Acrescentam-se a esses predicados os atributos de cunho pessoal, devendo o profissional portar as seguintes qualidades: ética, integridade, diplomacia, persuasão, paciência, resiliência, independência, autonomia, autoridade, habilidade de comunicação e relacionamento interpessoal.
Portanto, conclui-se que a profissão de Compliance Officer anseia por um profissional com múltiplos conhecimentos. Em se tratando de um profissional com formação jurídica, esse deve buscar ampliar seus conhecimentos, visando a atender a complexidade que a profissão de Compliance Officer exige e, assim, fazer com que o programa de compliance logre o mais repleto êxito.
Conclusão
Como visto, independentemente da sua formação profissional, o Compliance Officer ocupa um dos papéis mais importantes no cotidiano corporativo, sendo sua presença fundamental e indispensável para que a entidade atinja seus objetivos organizacionais, especialmente no tocante ao compliance.
Por fim, mais do que uma tendência, atualmente, o compliance é uma realidade. De maneira mais contundente, pode-se afirmar que é uma necessidade.

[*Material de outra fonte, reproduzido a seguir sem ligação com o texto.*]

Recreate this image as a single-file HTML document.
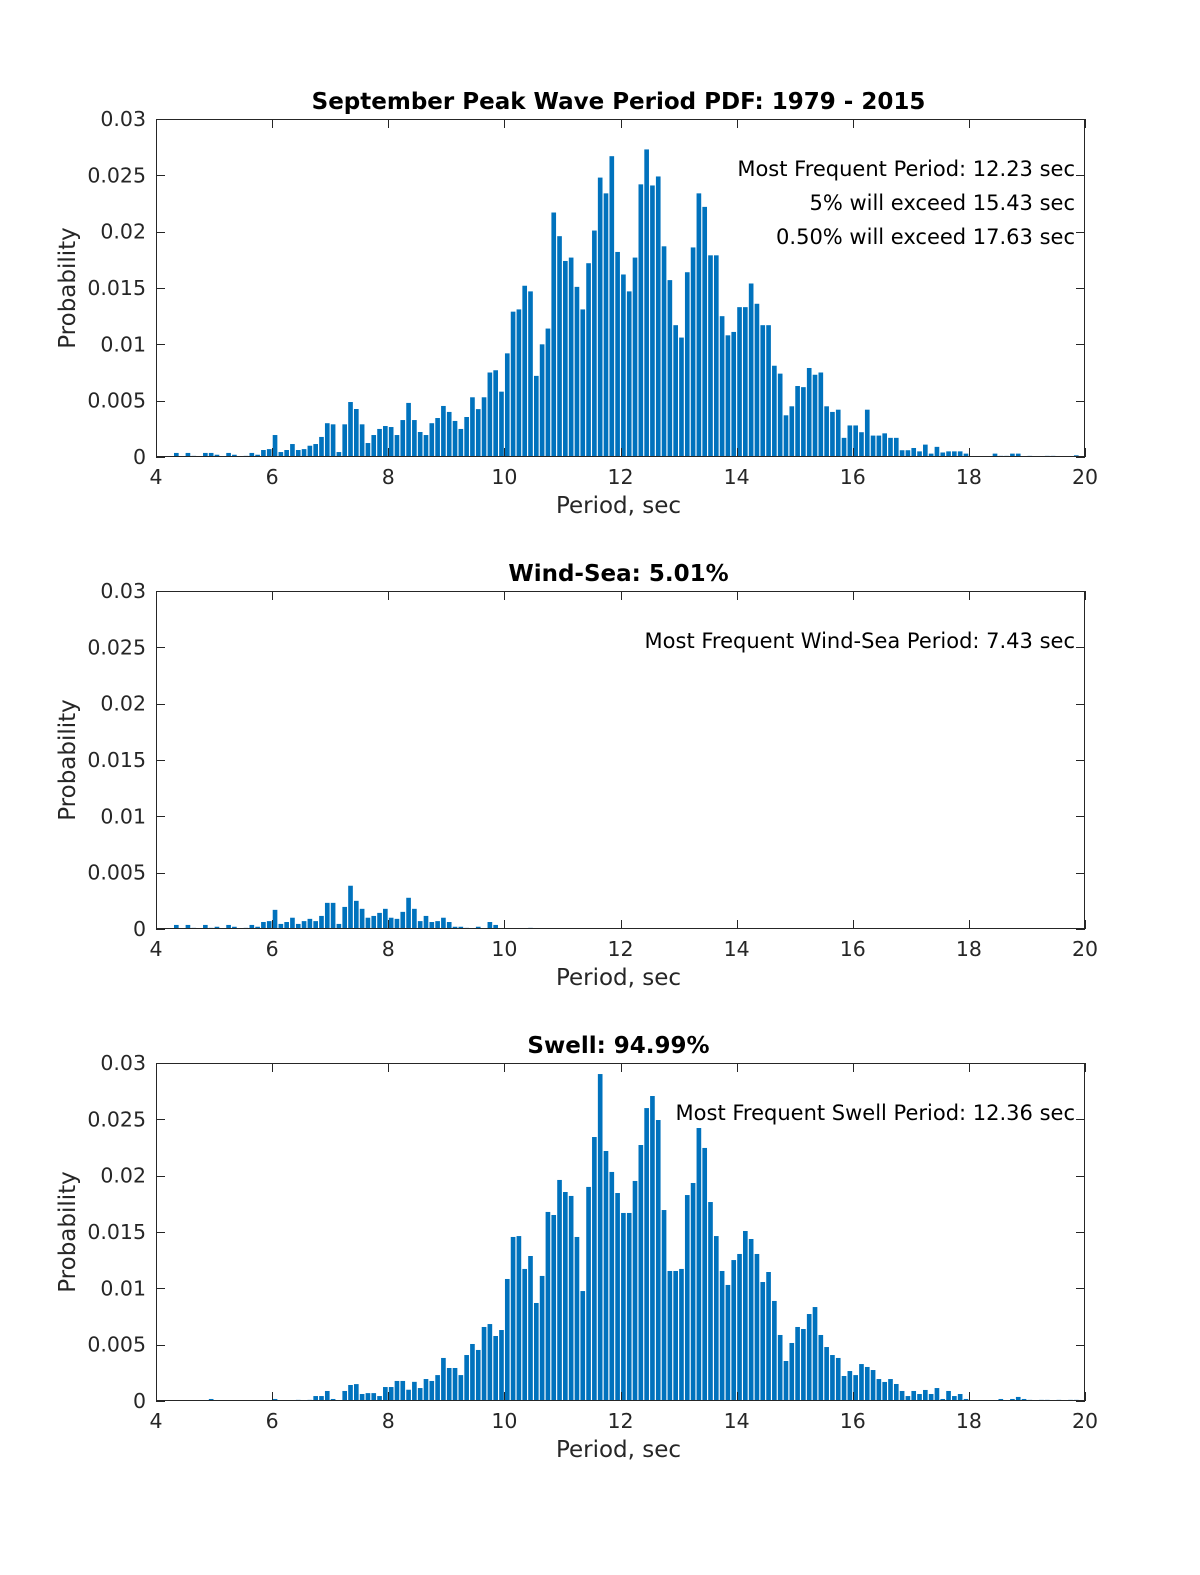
<!DOCTYPE html>
<html><head><meta charset="utf-8"><style>
html,body{margin:0;padding:0;background:#fff;}
svg{display:block;font-family:"DejaVu Sans","Liberation Sans",sans-serif;}
</style></head><body>
<svg id="fig" width="1200" height="1575" viewBox="0 0 1200 1575" xmlns="http://www.w3.org/2000/svg"></svg>
<script>
// Data: probability per 0.1-sec period bin, starting at bin centre 4.05 s
const binStart = 4.05;
const binStep = 0.1;
const totalPdf = [
0,0,0,.00036,0,.00036,.0001,0,.00036,.00036,
.0002,0,.00036,.0002,0,.0001,.00036,.0002,.00062,.0007,
.00195,.00044,.00062,.00115,.00062,.0007,.001,.00115,.00178,.003,
.0029,.00044,.0029,.00488,.00426,.0029,.00124,.00195,.00249,.00275,
.00266,.00195,.00328,.0048,.00328,.00222,.00195,.003,.00346,.00453,
.004,.0032,.00249,.00355,.0053,.00425,.0053,.0075,.0077,.0058,
.0092,.0129,.0131,.0152,.0147,.0072,.01,.0114,.0217,.0196,
.0174,.0177,.0151,.0131,.0172,.0201,.0248,.0234,.0267,.0182,
.0162,.0147,.0177,.0242,.0273,.0241,.0249,.0187,.0157,.0117,
.0106,.0164,.0186,.0234,.0222,.0179,.0179,.0125,.0108,.0111,
.0133,.0133,.0154,.0136,.0117,.0117,.0081,.0074,.0037,.0045,
.0063,.0062,.0079,.0073,.0075,.0045,.004,.0042,.0017,.0028,
.0028,.0022,.0042,.0019,.0019,.0021,.0017,.0017,.0006,.0006,
.0008,.0005,.0011,.0003,.0009,.0004,.0005,.0005,.0005,.0003,
.00005,0,.00005,0,.0003,.0001,.0001,.0003,.0003,0,
.0001,0,0,.0001,.0001,0,0,0,.00015,0];
const windSeaPdf = [
0,0,0,.00036,0,.00036,.0001,0,.00036,.0001,
.0002,0,.00036,.0002,0,.0001,.00036,.0002,.00062,.0007,
.0017,.00045,.00062,.001,.00045,.0007,.0009,.0007,.00116,.00232,
.00232,.00045,.00196,.00384,.0025,.00179,.001,.00116,.00143,.00179,
.001,.0009,.00152,.00277,.00179,.0007,.00116,.00062,.0007,.001,
.00062,.0002,.0002,.0001,0,.0002,0,.00062,.00036,0,
0,0,0,0,.0001,0,0,0,0,0,
0,0,0,0,0,0,0,0,0,0, 0,0,0,0,0,0,0,0,0,0,
0,0,0,0,0,0,0,0,0,0, 0,0,0,0,0,0,0,0,0,0,
0,0,0,0,0,0,0,0,0,0, 0,0,0,0,0,0,0,0,0,0,
0,0,0,0,0,0,0,0,0,0, 0,0,0,0,0,0,0,0,0,0,
0,0,0,0,0,0,0,0,0,0];
const swellPdf = [
0,0,0,0,0,0,0,0,0,.00018,
0,0,0,0,0,0,0,0,0,0,
.00018,0,0,0,.0001,0,.0001,.00044,.00044,.00089,
.00018,0,.00089,.00142,.0015,.00062,.0007,.0007,.00044,.00124,
.00124,.00178,.00178,.001,.0017,.00115,.00195,.00178,.0023,.00382,
.00293,.00293,.0023,.00408,.00506,.00453,.00657,.00683,.00577,.0063,
.01083,.01456,.01464,.01172,.01287,.0087,.0111,.01678,.01651,.01962,
.01855,.0182,.01456,.00976,.019,.02343,.02902,.02219,.02033,.01846,
.01669,.01669,.01953,.02272,.026,.02707,.02494,.01695,.01154,.01154,
.01172,.01828,.01935,.02423,.02246,.01766,.01464,.01154,.0103,.01251,
.01305,.01509,.01438,.01305,.01056,.01145,.00888,.00586,.00355,.00515,
.00657,.00639,.00772,.00834,.00586,.00479,.00408,.00382,.00222,.00266,
.0023,.00328,.00302,.00275,.00195,.00169,.00195,.00151,.00089,.00044,
.00089,.00062,.00098,.00062,.00115,.00018,.00089,.00044,.00062,.00018,
0,0,0,0,0,.00018,0,.00018,.00036,.00018,
.0001,0,.0001,.0001,0,.0001,0,.0001,.0001,0];
const xTickValues = [4,6,8,10,12,14,16,18,20];
const xTickLabels = ["4","6","8","10","12","14","16","18","20"];
const yTickValues = [0,0.005,0.01,0.015,0.02,0.025,0.03];
const yTickLabels = ["0","0.005","0.01","0.015","0.02","0.025","0.03"];
const titles = ["September Peak Wave Period PDF: 1979 - 2015","Wind-Sea: 5.01%","Swell: 94.99%"];
const notesTotal = ["Most Frequent Period: 12.23 sec","5% will exceed 15.43 sec","0.50% will exceed 17.63 sec"];
const notesWind = ["Most Frequent Wind-Sea Period: 7.43 sec"];
const notesSwell = ["Most Frequent Swell Period: 12.36 sec"];

const NS = "http://www.w3.org/2000/svg";
const svg = document.getElementById('fig');
const L = 156, R = 1085, xMin = 4, xMax = 20, yMax = 0.03;
function mk(tag, attrs, parent){ const e=document.createElementNS(NS,tag); for(const k in attrs) e.setAttribute(k,attrs[k]); parent.appendChild(e); return e; }

function drawPanel(top, bottom, values, title, notes, key){
  const g = mk('g',{},svg);
  
  
  const xs = v => L + (v-xMin)/(xMax-xMin)*(R-L);
  const ys = v => bottom - v/yMax*(bottom-top);
  const bw = binStep*(R-L)/(xMax-xMin)*0.8;
  const bars = mk('g',{},g);
  
  
  values.forEach((v,i)=>{
    if(v<=0) return;
    const c = binStart + i*binStep;
    const r = mk('rect',{x:(xs(c)-bw/2).toFixed(2), y:ys(v).toFixed(2), width:bw.toFixed(2), height:(bottom-ys(v)).toFixed(2), fill:'#0072BD'}, bars);
    
    
  });
  const box = mk('rect',{x:L+0.5,y:top+0.5,width:R-L-1,height:bottom-top-1,fill:'none',stroke:'#262626','stroke-width':1},g);
  
  
  xTickValues.forEach((v,i)=>{
    const x = Math.round(xs(v))+0.5;
    mk('line',{x1:x,y1:bottom,x2:x,y2:bottom-9,stroke:'#262626'},g);
    mk('line',{x1:x,y1:top,x2:x,y2:top+9,stroke:'#262626'},g);
    const t = mk('text',{x:xs(v),y:bottom+27,'text-anchor':'middle','font-size':20.5,fill:'#262626'},g);
    t.textContent = xTickLabels[i];
    
    
  });
  yTickValues.forEach((v,i)=>{
    const y = Math.round(ys(v))+0.5;
    mk('line',{x1:L,y1:y,x2:L+9,y2:y,stroke:'#262626'},g);
    mk('line',{x1:R,y1:y,x2:R-9,y2:y,stroke:'#262626'},g);
    const t = mk('text',{x:146,y:ys(v)+7,'text-anchor':'end','font-size':20.5,fill:'#262626'},g);
    t.textContent = yTickLabels[i];
    
    
  });
  const xl = mk('text',{x:(L+R)/2-2,y:bottom+56,'text-anchor':'middle','font-size':23,fill:'#262626'},g);
  xl.textContent = 'Period, sec';
  
  
  const cy = (top+bottom)/2;
  const yl = mk('text',{x:75,y:cy,'text-anchor':'middle','font-size':23,fill:'#262626',transform:'rotate(-90 75 '+cy+')'},g);
  yl.textContent = 'Probability';
  
  
  const tt = mk('text',{x:(L+R)/2-2,y:top-10,'text-anchor':'middle','font-size':23,'font-weight':'bold',fill:'#000'},g);
  tt.textContent = title;
  
  
  notes.forEach((n,i)=>{
    const t = mk('text',{x:1075,y:top+57+i*34,'text-anchor':'end','font-size':21,fill:'#000'},g);
    t.textContent = n;
    
    
  });
}
drawPanel(119, 457, totalPdf, titles[0], notesTotal, 'total');
drawPanel(591, 929, windSeaPdf, titles[1], notesWind, 'wind-sea');
drawPanel(1063, 1401, swellPdf, titles[2], notesSwell, 'swell');
</script>
</body></html>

Em conclusão, as organizações que possuírem e aplicarem um efetivo programa de compliance, além de gerarem um benefício interno, serão vistas perante o mercado como uma empresa que preza pela utilização das melhores práticas, fortalecendo sua reputação. Como consectário lógico dentro do mercado competitivo, tendem a ganhar espaço frente aos seus concorrentes.